The outrage was instant and led to separate protests by Horton and Britain’s Duncan Scott at the 2019 world championship, which did not go unnoticed.
Horton and Swimming Australia both received official warnings from FINA.
Less than a week later, media were tipped off that Australia’s Shayna Jack had tested positive for ligandrol, even though her results were meant to be confidential.
Marculescu has always denied FINA was the source.
Meanwhile, Horton and his family endured years of abuse from Sun’s fanatical supporters.
Horton received so many death threats that he lost count of them.

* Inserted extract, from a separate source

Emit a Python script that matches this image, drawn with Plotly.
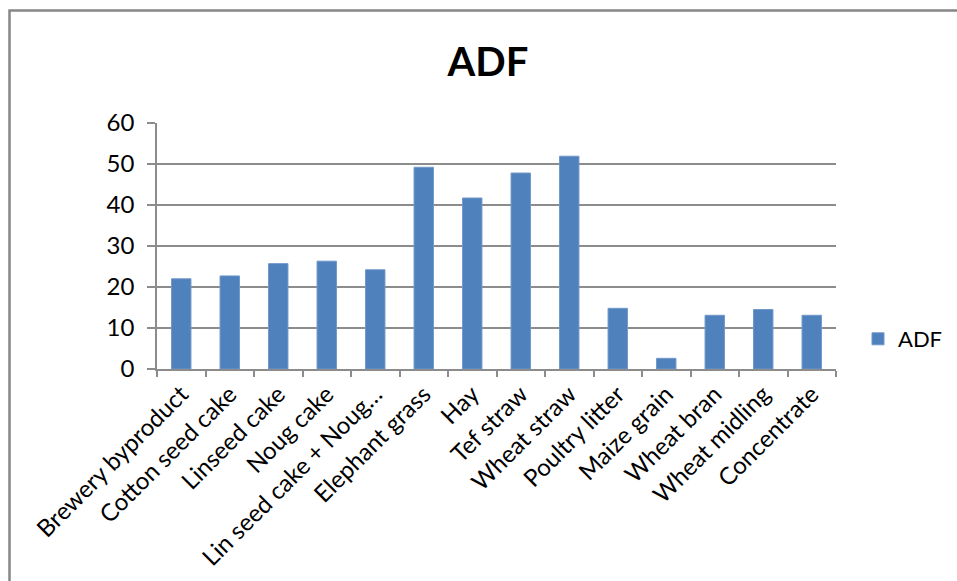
import plotly.graph_objects as go

categories = [
    "Brewery byproduct", "Cotton seed cake", "Linseed cake", "Noug cake",
    "Lin seed cake + Noug…", "Elephant grass", "Hay", "Tef straw",
    "Wheat straw", "Poultry litter", "Maize grain", "Wheat bran",
    "Wheat midling", "Concentrate",
]
adf = [22.0, 22.7, 25.7, 26.3, 24.2, 49.2, 41.7, 47.8, 51.9, 14.8, 2.6, 13.1, 14.5, 13.1]
y_ticks = [0, 10, 20, 30, 40, 50, 60]

W, H = 957, 581
L, R, T, B = 157, 121, 123, 212
pw, ph = W - L - R, H - T - B

FONT = "Lato"
GRID = "#8c8c8c"

fig = go.Figure()
fig.add_trace(go.Bar(
    x=categories, y=adf, name="ADF",
    marker=dict(color="#4F81BD", line=dict(color="#6F97C8", width=1)),
))

fig.update_layout(
    width=W, height=H,
    margin=dict(l=L, r=R, t=T, b=B, autoexpand=False),
    paper_bgcolor="white", plot_bgcolor="white",
    font=dict(family=FONT, color="black", size=22),
    bargap=0.6,
    title=dict(text="<b>ADF</b>", x=488 / W, xanchor="center",
               y=1 - 62 / H, yanchor="middle",
               font=dict(family=FONT, size=40, color="black")),
    showlegend=True,
    legend=dict(x=(858 - L) / pw, y=(369 - 339) / ph, xanchor="left", yanchor="middle",
                font=dict(size=22), bgcolor="rgba(0,0,0,0)", itemwidth=30),
    xaxis=dict(
        type="category", tickangle=-45, tickson="boundaries", automargin=False,
        ticks="outside", ticklen=6, tickcolor=GRID, tickwidth=1.5,
        showline=True, linecolor=GRID, linewidth=1.5,
        showgrid=False, tickfont=dict(size=24),
    ),
    yaxis=dict(
        range=[0, 60], tickvals=y_ticks, ticks="outside", ticklen=8, automargin=False,
        tickcolor=GRID, tickwidth=1.5, showline=True, linecolor=GRID, linewidth=1.5,
        showgrid=True, gridcolor=GRID, gridwidth=1.5, zeroline=False,
        tickfont=dict(size=24), ticklabelstandoff=8,
    ),
    shapes=[dict(
        type="rect", xref="paper", yref="paper",
        x0=(9.5 - L) / pw, x1=(W + 20 - L) / pw,
        y0=(H - B - (H + 20)) / ph, y1=(H - B - 10.5) / ph,
        line=dict(color="#868686", width=2.5), fillcolor="rgba(0,0,0,0)",
        layer="below",
    )],
)

fig.write_html("out.html")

His parents home in Melbourne was broken into while gangs would sometimes assemble outside the home in the middle of the night banging pots and pans ang throwing faeces and broken glass into their hard. The education technology business that Horton’s father ran was targeted for cyber attacks.
Sun was given an eight-year ban, which was later halved on appeal, even though the judges’ final report was damning, with Sun’s entourage warned on five separate occasions for intimidating witnesses and the female doping officer who conducted the tests asking never to be publicly identified.
The timing was uncanny.
Sun’s appeal was taking place in the middle of the Covid pandemic, right at the same time China was preparing its team for the Tokyo Olympics.
The selected squad included eight swimmers who had just tested positive but were allowed to compete after it was determined they had all been accidentally contaminated.
FINA was also undergoing a major change of leadership, naming China’s Zhou Jihong as the first female vice-president of the rebranded World Aquatics.
A former gold medal-winning diver, she soon found herself in hot water at Tokyo after she verbally abused a New Zealand judge for not awarding higher marks to the Chinese competitors.
The incident only came to light through a whistleblower who was a member of the official Diving Technical committee but reminded why speaking up against China sometimes comes at a price.
Zhou received a warning while the informant later lost his spot on the committee.